A entrevista dada por Pedro Passos Coelho à TVI esta quarta-feira teve algumas novidades. Talvez a mais significativa tenha sido a declaração de que o corte de 4 mil milhões a anunciar em Fevereiro será quase exclusivamente dirigido às “prestações sociais”; e que a Educação será um dos seus alvos preferenciais desta "redução da despesa". Para quem tinha dúvidas, começou a levantar-se o pano sobre o que quererá dizer na prática a “refundação do Estado social”. Para os adeptos caseiros da "doutrina do choque", está na hora de “aproveitar a crise”: foi esta reveladora expressão que o primeiro-ministro deixou escapar nos momentos finais da conversa.
As palavras de Passos Coelho foram claras quanto à vontade de perverter o carácter público da educação. Evocando a Constituição, referiu a diferença entre a saúde e a educação e notou que nesta última existe “margem de liberdade” para introduzir um sistema de financiamento “mais repartido” entre os cidadãos e o Estado. Abre-se assim a porta ao pagamento de propinas no ensino público secundário. Constitucionalistas da área do PSD, como Costa Andrade e Pedro Bacelar Gouveia, já vieram observar que a obrigatoriedade da frequência do secundário não lhes parece ferida com este ataque à gratuitidade. Jorge Miranda discorda e diz que uma e outra estão necessariamente relacionadas. Estão abertas as hostilidades.
Convém introduzir aqui com um parêntesis para dizer duas coisas óbvias. A primeira: atualmente, em Portugal, a educação até ao 12.º ano já não é gratuita. Basta perguntar às famílias quanto gastam em transportes, manuais escolares e outros materiais indispensáveis ao longo do ano. Ou ouvirmos as notícias sobre crianças que frequentam a escola com fome e que aí não usufruem de uma refeição gratuita, como num país decente aconteceria. A segunda:o argumento que estaríamos a cortar na despesa/Estado social ao invés de estarmos a aumentar a receita/impostos não colhe neste caso. A introdução de uma propina seria na verdade a introdução de um novo imposto, neste caso com efeitos muito negativos na qualidade do ensino e na coesão social. Dito isto, avancemos.
No concreto, ainda não ficámos a conhecer quais serão os planos do governo. Mas sabemos que, caso a intenção genérica avance, ela significará um ataque sem precedentes à Escola pública, gratuita e de qualidade. Em primeiro lugar, a introdução de propinas desincentivará a frequência do ensino secundário, num país que tem ainda elevados índices de abandono escolar. Segundo o último relatório da OCDE, apenas 52% dos jovens portugueses com idades compreendidas entre os 25 e os 34 anos terminou o ensino secundário. Se a isto juntarmos o aumento da pobreza e da perceção que a escola não dá um futuro, temos um quadro muito pouco auspicioso.

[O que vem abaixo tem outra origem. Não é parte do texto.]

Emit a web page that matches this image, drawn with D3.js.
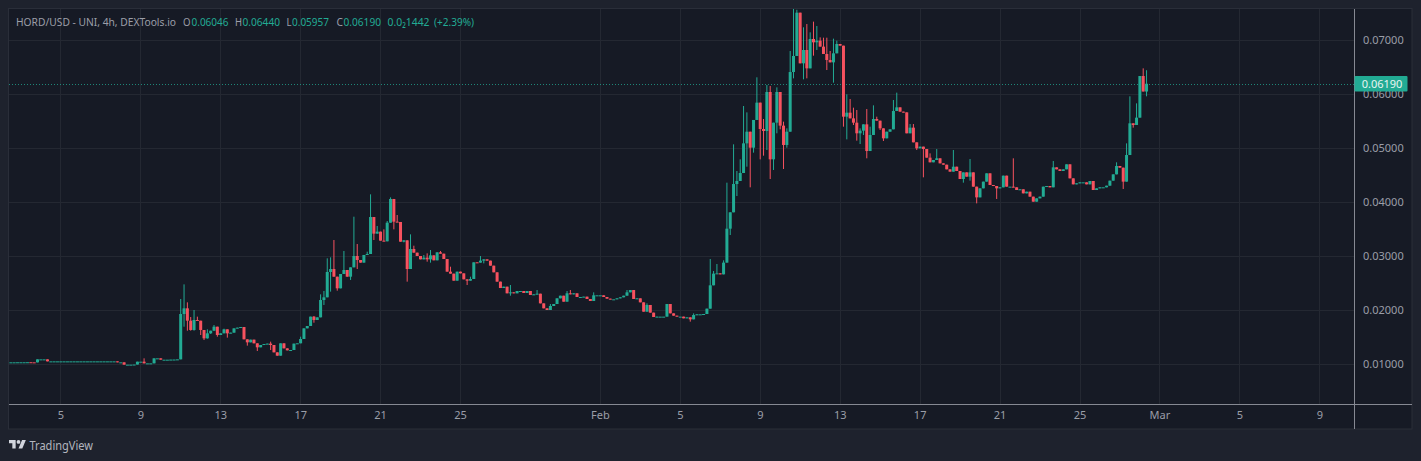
<!DOCTYPE html>
<html>
<head>
<meta charset="utf-8">
<title>HORD/USD</title>
<script src="https://cdn.jsdelivr.net/npm/d3@7"></script>
<style>
  html, body { margin: 0; padding: 0; background: #1e222d; overflow: hidden; }
  text { font-family: "Noto Sans", sans-serif; }
</style>
</head>
<body>
<div id="chart-area"></div>
<script>
// 4h closes, one per bar. Open of a bar = close of the bar before it
var closes = [
  0.01030,0.01031,0.01031,0.01032,0.01032,0.01032,0.01033,0.01031,0.01030,0.01086,
  0.01086,0.01086,0.01049,0.01049,0.01049,0.01049,0.01049,0.01049,0.01049,0.01049,
  0.01049,0.01049,0.01049,0.01049,0.01049,0.01049,0.01049,0.01049,0.01049,0.01049,
  0.01049,0.01049,0.01049,0.01031,0.01031,0.00988,0.00988,0.00988,0.00990,0.01043,
  0.01043,0.01012,0.01012,0.01012,0.01105,0.01105,0.01080,0.01080,0.01080,0.01082,
  0.01083,0.01086,0.01926,0.02031,0.01802,0.01630,0.01815,0.01802,0.01630,0.01475,
  0.01568,0.01617,0.01691,0.01537,0.01568,0.01642,0.01568,0.01580,0.01660,0.01673,
  0.01685,0.01457,0.01401,0.01451,0.01383,0.01309,0.01352,0.01370,0.01377,0.01352,
  0.01216,0.01154,0.01383,0.01290,0.01253,0.01259,0.01377,0.01383,0.01463,0.01660,
  0.01704,0.01877,0.01815,0.01864,0.02185,0.02235,0.02704,0.02759,0.02617,0.02401,
  0.02667,0.02741,0.02617,0.02790,0.03000,0.02926,0.02877,0.03019,0.03037,0.03722,
  0.03414,0.03451,0.03284,0.03272,0.03617,0.04056,0.03636,0.03630,0.03265,0.03290,
  0.02759,0.03130,0.03062,0.03000,0.02938,0.02969,0.02938,0.03012,0.02920,0.03068,
  0.03043,0.02944,0.02710,0.02673,0.02543,0.02710,0.02679,0.02568,0.02543,0.02574,
  0.02883,0.02877,0.02914,0.02938,0.02914,0.02821,0.02698,0.02525,0.02407,0.02432,
  0.02309,0.02327,0.02309,0.02352,0.02352,0.02315,0.02352,0.02278,0.02290,0.02302,
  0.02123,0.02031,0.02000,0.02074,0.02111,0.02216,0.02265,0.02154,0.02309,0.02290,
  0.02309,0.02241,0.02241,0.02247,0.02204,0.02167,0.02272,0.02272,0.02272,0.02241,
  0.02210,0.02198,0.02198,0.02216,0.02235,0.02265,0.02327,0.02370,0.02204,0.02216,
  0.02142,0.01969,0.02093,0.01951,0.01870,0.01877,0.01877,0.01877,0.02111,0.01938,
  0.01895,0.01877,0.01877,0.01846,0.01864,0.01827,0.01907,0.01920,0.01920,0.01926,
  0.02025,0.02457,0.02673,0.02679,0.02660,0.02877,0.03506,0.03809,0.04333,0.04389,
  0.04537,0.05086,0.05302,0.05006,0.05519,0.05840,0.05352,0.05315,0.06037,0.04790,
  0.05469,0.06037,0.05414,0.05056,0.05302,0.06407,0.06704,0.07506,0.06568,0.06815,
  0.06475,0.07019,0.06957,0.06988,0.06877,0.06741,0.06630,0.06586,0.06753,0.06926,
  0.06895,0.05580,0.05654,0.05549,0.05469,0.05272,0.05321,0.05438,0.04944,0.05241,
  0.05537,0.05506,0.05364,0.05179,0.05302,0.05346,0.05685,0.05753,0.05673,0.05660,
  0.05272,0.05377,0.05105,0.04994,0.05025,0.04981,0.04821,0.04735,0.04778,0.04809,
  0.04716,0.04691,0.04605,0.04562,0.04654,0.04574,0.04426,0.04549,0.04469,0.04549,
  0.04284,0.04086,0.04253,0.04377,0.04531,0.04315,0.04296,0.04253,0.04272,0.04488,
  0.04284,0.04284,0.04272,0.04222,0.04235,0.04160,0.04191,0.04099,0.04006,0.04068,
  0.04099,0.04284,0.04296,0.04272,0.04642,0.04605,0.04574,0.04605,0.04698,0.04438,
  0.04327,0.04346,0.04364,0.04364,0.04327,0.04389,0.04222,0.04253,0.04272,0.04272,
  0.04302,0.04395,0.04512,0.04667,0.04636,0.04377,0.04870,0.05457,0.05426,0.05562,
  0.06333,0.06046,0.06190
];

// [bar number, high] for the bars whose upper wick sticks out of the body
var wickHighs = [
  [41,0.01105],[52,0.02204],[53,0.02475],[54,0.02142],[55,0.01870],[56,0.02000],[57,0.01877],
  [60,0.01642],[62,0.01722],[65,0.01654],[79,0.01414],[88,0.01506],[92,0.01889],[94,0.02290],
  [95,0.02352],[96,0.02957],[97,0.02975],[98,0.03296],[101,0.03093],[104,0.03728],[105,0.03222],
  [108,0.03080],[109,0.04142],[111,0.03556],[113,0.03494],[114,0.03648],[115,0.04086],[117,0.03759],
  [121,0.03401],[122,0.03191],[125,0.03019],[126,0.03049],[127,0.03111],[130,0.03093],[133,0.02802],
  [139,0.02617],[142,0.03000],[151,0.02463],[159,0.02370],[163,0.02111],[168,0.02352],[169,0.02370],
  [176,0.02327],[186,0.02370],[192,0.02123],[206,0.01938],[211,0.02944],[212,0.02722],[213,0.02852],
  [215,0.02920],[216,0.04358],[218,0.05068],[219,0.04574],[220,0.04790],[221,0.05778],[222,0.05660],
  [225,0.06309],[227,0.05537],[228,0.06167],[229,0.06148],[231,0.06123],[233,0.05488],[234,0.05364],
  [235,0.06796],[236,0.07574],[237,0.07560],[239,0.07235],[240,0.07296],[241,0.07142],[242,0.07340],
  [243,0.07259],[244,0.07049],[245,0.07043],[246,0.07043],[247,0.06796],[248,0.07025],[249,0.06988],
  [252,0.05994],[253,0.05907],[254,0.05747],[255,0.05704],[256,0.05364],[258,0.05722],[259,0.05395],
  [260,0.05790],[261,0.05580],[266,0.05889],[267,0.06025],[271,0.05444],[272,0.05444],[277,0.04901],
  [279,0.04981],[284,0.04963],[289,0.04796],[302,0.04809],[314,0.04759],[333,0.04735],[336,0.05086],
  [337,0.05957],[339,0.05827],[341,0.06475],[342,0.06440]
];

// [bar number, low] same for the lower wick
var wickLows = [
  [53,0.01691],[54,0.01617],[55,0.01617],[56,0.01617],[58,0.01537],[59,0.01444],[60,0.01470],
  [61,0.01556],[62,0.01610],[63,0.01506],[66,0.01488],[72,0.01340],[75,0.01241],[79,0.01259],
  [92,0.01765],[95,0.02093],[97,0.02340],[99,0.02358],[103,0.02556],[105,0.02759],[110,0.03296],
  [116,0.03494],[119,0.03253],[120,0.02525],[126,0.02895],[127,0.02877],[138,0.02463],[143,0.02864],
  [151,0.02265],[205,0.01784],[217,0.03389],[219,0.04111],[222,0.04654],[223,0.04272],[224,0.04914],
  [226,0.04790],[227,0.04858],[228,0.04963],[229,0.04426],[230,0.04593],[231,0.05272],[232,0.05346],
  [233,0.04611],[234,0.05006],[236,0.06290],[239,0.06272],[240,0.06290],[242,0.06710],[243,0.06815],
  [246,0.06444],[248,0.06210],[251,0.05395],[252,0.05160],[254,0.05426],[255,0.05136],[256,0.05074],
  [257,0.05241],[258,0.04809],[262,0.05333],[263,0.05130],[273,0.04963],[275,0.04457],[287,0.04358],
  [289,0.04395],[291,0.03975],[297,0.04056],[335,0.04241],[338,0.05377],[342,0.05957]
];

var priceTicks = [0.01, 0.02, 0.03, 0.04, 0.05, 0.06, 0.07];
var dayTicks = ["2023-01-05","2023-01-09","2023-01-13","2023-01-17","2023-01-21","2023-01-25","2023-02-01",
  "2023-02-05","2023-02-09","2023-02-13","2023-02-17","2023-02-21","2023-02-25","2023-03-01","2023-03-05","2023-03-09"];
var dayLabels = ["5","9","13","17","21","25","Feb","5","9","13","17","21","25","Mar","5","9"];
var lastPrice = 0.0619;
var firstBar = Date.UTC(2023, 0, 2, 8, 30);
var barMs = 4 * 3600 * 1000;

var teal = "#22ab94", red = "#f7525f", textCol = "#9b9ea8";

var legendItems = [
  { s: "HORD/USD - UNI, 4h, DEXTools.io", x: 16, w: 160, c: textCol },
  { s: "O", x: 183, w: 7.5, c: textCol },
  { s: "0.06046", x: 191.5, w: 37, c: teal },
  { s: "H", x: 235, w: 7, c: textCol },
  { s: "0.06440", x: 242.5, w: 37.5, c: teal },
  { s: "L", x: 286.5, w: 5, c: textCol },
  { s: "0.05957", x: 292, w: 37, c: teal },
  { s: "C", x: 336.5, w: 6.5, c: textCol },
  { s: "0.06190", x: 343.5, w: 37.5, c: teal },
  { s: "0.0\u20821442", x: 387.5, w: 42, c: teal },
  { s: "(+2.39%)", x: 434, w: 40, c: teal }
];

var W = 1421, H = 461;
var plot = { left: 9, right: 1354.5, top: 9, bottom: 404, outerRight: 1412, outerBottom: 429 };

var svg = d3.select("#chart-area").append("svg")
    .attr("width", W)
    .attr("height", H)
    .style("display", "block");

//scales
var x = d3.scaleUtc()
    .domain([Date.UTC(2023, 0, 5), Date.UTC(2023, 2, 9)])
    .range([60.4, 1319.3]);
var y = d3.scaleLinear()
    .domain([0.01, 0.07])
    .range([364, 40]);

// highs and lows looked up by bar number
var highByBar = new Map(wickHighs), lowByBar = new Map(wickLows);
var bars = closes.map(function(c, i) {
    var o = i ? closes[i - 1] : c;
    return {
        t: new Date(firstBar + i * barMs),
        o: o,
        c: c,
        h: highByBar.has(i) ? highByBar.get(i) : Math.max(o, c),
        l: lowByBar.has(i) ? lowByBar.get(i) : Math.min(o, c)
    };
});

//panel
svg.append("rect")
    .attr("x", 8.5).attr("y", 8.5)
    .attr("width", plot.outerRight - 8.5)
    .attr("height", plot.outerBottom - 8.5)
    .attr("fill", "#161a25")
    .attr("stroke", "#2a2e39");

svg.append("clipPath").attr("id", "plot-clip")
  .append("rect")
    .attr("x", plot.left).attr("y", plot.top)
    .attr("width", plot.right - plot.left)
    .attr("height", plot.bottom - plot.top);

//gridlines
var tickDates = dayTicks.map(function(d) { return new Date(d + "T00:00:00Z"); });
var grid = svg.append("g").attr("stroke", "#242832").attr("stroke-width", 1);
grid.selectAll(".vgrid").data(tickDates).enter().append("line")
    .attr("x1", function(d) { return Math.round(x(d)) + 0.5; })
    .attr("x2", function(d) { return Math.round(x(d)) + 0.5; })
    .attr("y1", plot.top).attr("y2", plot.bottom);
grid.selectAll(".hgrid").data(priceTicks).enter().append("line")
    .attr("x1", plot.left).attr("x2", plot.right)
    .attr("y1", function(d) { return y(d) + 0.5; })
    .attr("y2", function(d) { return y(d) + 0.5; });

//last price line
svg.append("line")
    .attr("x1", plot.left).attr("x2", plot.right)
    .attr("y1", Math.round(y(lastPrice)) + 0.5)
    .attr("y2", Math.round(y(lastPrice)) + 0.5)
    .attr("stroke", teal)
    .attr("stroke-opacity", 0.75)
    .attr("stroke-dasharray", "1,2");

//candles
var candles = svg.append("g").attr("clip-path", "url(#plot-clip)");
var colour = function(d) { return d.c >= d.o ? teal : red; };
candles.selectAll(".wick").data(bars).enter().append("rect")
    .attr("class", "wick")
    .attr("x", function(d) { return x(d.t) - 0.5; })
    .attr("width", 1)
    .attr("y", function(d) { return y(d.h); })
    .attr("height", function(d) { return y(d.l) - y(d.h); })
    .attr("fill", colour);
candles.selectAll(".body").data(bars).enter().append("rect")
    .attr("class", "body")
    .attr("x", function(d) { return x(d.t) - 1.5; })
    .attr("width", 3)
    .attr("y", function(d) { return y(Math.max(d.o, d.c)); })
    .attr("height", function(d) { return Math.max(1, Math.abs(y(d.o) - y(d.c))); })
    .attr("fill", colour);

//X Axis
var xAxisCall = d3.axisBottom(x)
    .tickValues(tickDates)
    .tickSize(0)
    .tickPadding(7)
    .tickFormat(function(d, i) { return dayLabels[i]; });
var xAxis = svg.append("g")
    .attr("transform", "translate(0," + plot.bottom + ")")
    .call(xAxisCall);
xAxis.select(".domain").remove();
xAxis.selectAll("text")
    .attr("fill", textCol)
    .attr("font-size", "11px")
    .style("font-family", '"Noto Sans", sans-serif');

//Y Axis
var yAxisCall = d3.axisRight(y)
    .tickValues(priceTicks)
    .tickSize(0)
    .tickPadding(8.5)
    .tickFormat(d3.format(".5f"));
var yAxis = svg.append("g")
    .attr("transform", "translate(" + plot.right + ",0)")
    .call(yAxisCall);
yAxis.select(".domain").remove();
yAxis.selectAll("text")
    .attr("fill", textCol)
    .attr("font-size", "11px")
    .style("font-family", '"Noto Sans", sans-serif');

//axis borders
svg.append("line")
    .attr("x1", plot.left).attr("x2", plot.outerRight)
    .attr("y1", plot.bottom + 0.5).attr("y2", plot.bottom + 0.5)
    .attr("stroke", "#868993");
svg.append("line")
    .attr("x1", plot.right).attr("x2", plot.right)
    .attr("y1", plot.top).attr("y2", plot.outerBottom)
    .attr("stroke", "#868993");

//last price tag
svg.append("rect")
    .attr("x", plot.right).attr("y", y(lastPrice) - 7.7)
    .attr("width", 53).attr("height", 15.4)
    .attr("rx", 1)
    .attr("fill", teal);
svg.append("text")
    .attr("x", 1382).attr("y", y(lastPrice) + 0.5)
    .attr("dy", "0.36em")
    .attr("text-anchor", "middle")
    .attr("font-size", "11px")
    .attr("fill", "#e8f5f2")
    .text(d3.format(".5f")(lastPrice));

//legend
svg.append("g").selectAll("text").data(legendItems).enter().append("text")
    .attr("x", function(d) { return d.x; })
    .attr("y", 26)
    .attr("font-size", "11px")
    .attr("textLength", function(d) { return d.w; })
    .attr("lengthAdjust", "spacingAndGlyphs")
    .attr("fill", function(d) { return d.c; })
    .text(function(d) { return d.s; });

//TradingView mark
var logo = svg.append("g")
    .attr("transform", "translate(9,438.1) scale(0.475)")
    .attr("fill", "#d1d4dc");
logo.append("path").attr("d", "M14 22H7V11H0V4h14v18zM28 22h-8l7.5-18h8L28 22z");
logo.append("circle").attr("cx", 20).attr("cy", 8).attr("r", 4);
svg.append("text")
    .attr("x", 29.5).attr("y", 449.5)
    .attr("font-size", "12.5px")
    .attr("textLength", 63.5)
    .attr("lengthAdjust", "spacingAndGlyphs")
    .attr("fill", "#b2b5be")
    .text("TradingView");
</script>
</body>
</html>
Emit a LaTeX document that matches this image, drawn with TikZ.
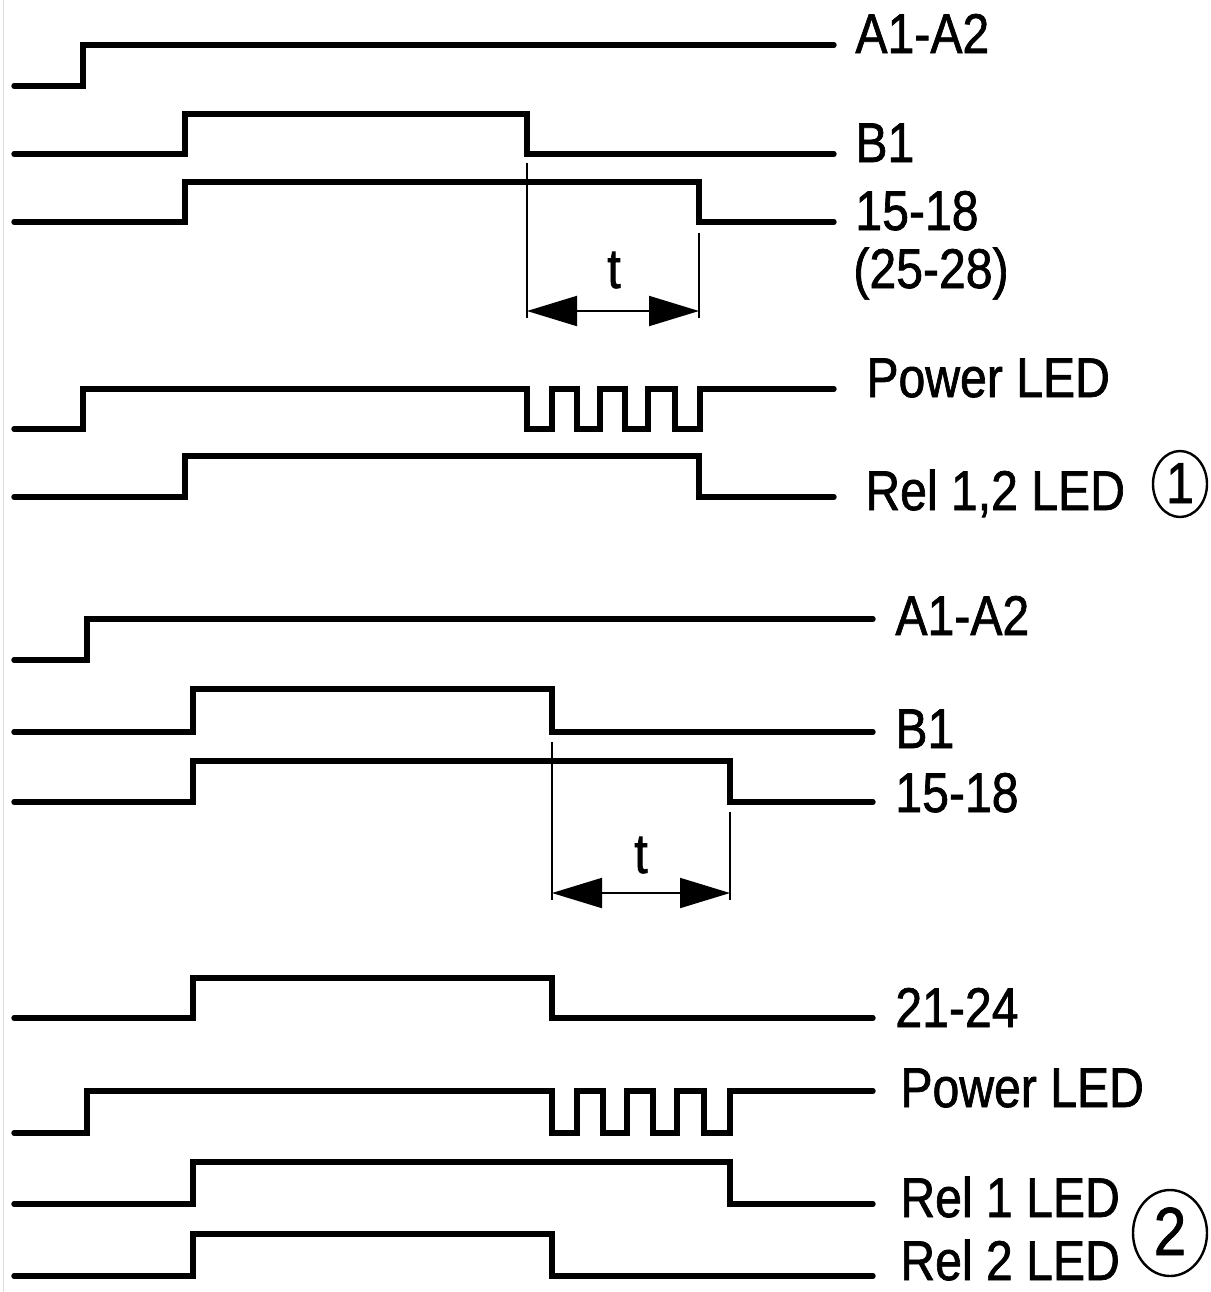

Em segundo lugar, um sistema de co-pagamentos – porventura mesclado com algumas bolsas ou isenções - reforçará as escolas privadas. Rasurada a gratuitidade, o campo de negócio das escolas privadas – grande parte delas vivendo hoje à conta de “contratos de associação” ilegítimos – expande-se fortemente e parecerá plausível a algumas fatias sociais o discurso sobre a “liberdade de escolha”. Se pagamos nesta escola pública, porque não ir para aquela escola privada? Retirando do ensino público famílias com maior capital económico e simbólico, abrandará fortemente um dos factores de pressão para que este se mantenha de qualidade. O resultado será uma sociedade menos escolarizada, mais estratificada e com mais desigualdades de raiz.
Se as palavras de Passos Coelho foram claras, elas parecem ter já causado incómodo. Nuno Crato afirmou ontem que o carácter gratuito do ensino obrigatório não estará em causa; o secretário de Estado João Casanova de Almeida disse algo diferente: que “ainda é cedo para discutir a matéria”. O Diário de Notícias fala hoje de outros cenários que poderão estar em cima da mesa: reforço dos contratos de associação, cheques-ensino, concessão de escolas públicas a privados. Qualquer uma destas soluções mostra bem que o plano do governo passa por estender os espaços de negócio no ensino e atacar a sua universalidade. Como Nuno Serra bem identificou há uns tempos atrás, encolher, degradar e dualizar são os desígnios do governo para a área. Foi agora dado um passo em frente. Saibamos responder à altura.